What is the difference between hard and soft water? Hard water has dissolved a lot of calcium and magnesium as it passed through rock such as chalk or limestone. Soft water has picked up far less, usually because it flows over harder rock like granite. Hard water leaves limescale and fights soap; soft water lathers easily and leaves little residue.
Is hard water bad for you to drink? No. Hard water is safe to drink and the calcium and magnesium in it may even carry small health benefits. The downsides of hardness are practical: limescale in appliances and pipes, and more soap and detergent needed. See the DWI guidance on water hardness for the full position.
Can I test water hardness without buying anything? Yes.
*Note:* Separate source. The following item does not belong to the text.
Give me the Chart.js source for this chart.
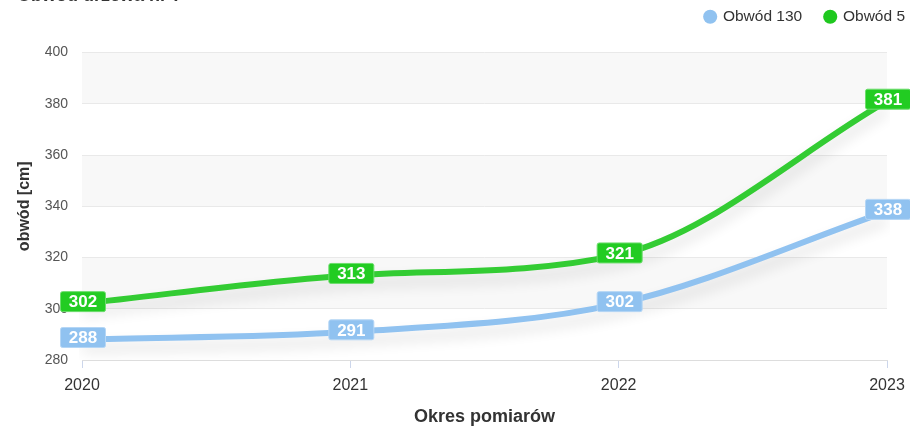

The postcode lookup on your water company’s website is free and gives an exact figure. The soap shake test costs nothing if you have pure liquid soap, but it only tells you the rough direction, not a number.
Why does a TDS meter not tell me if my water is hard? A TDS meter reads electrical conductivity and estimates all dissolved solids, including salts and minerals that have nothing to do with hardness. A high TDS reading often goes with hard water, but it is not measuring calcium and magnesium directly, so it cannot give you a true hardness band. Use a strip or your supplier’s figure instead.
My result is in ppm. Is that the same as mg/l? Yes. For water hardness, 1 ppm equals 1 mg/l of calcium carbonate, so the bands in the table above apply directly. If your figure is in Clark or German degrees instead, use the conversion table to translate it.
How do I find out which water company supplies me? It is printed on your water bill. If you cannot find a bill, search your postcode on Water UK’s supplier finder, then go to that company’s water quality or hardness page to enter your postcode. For a regional view first, our UK water hardness map shows the broad picture by area.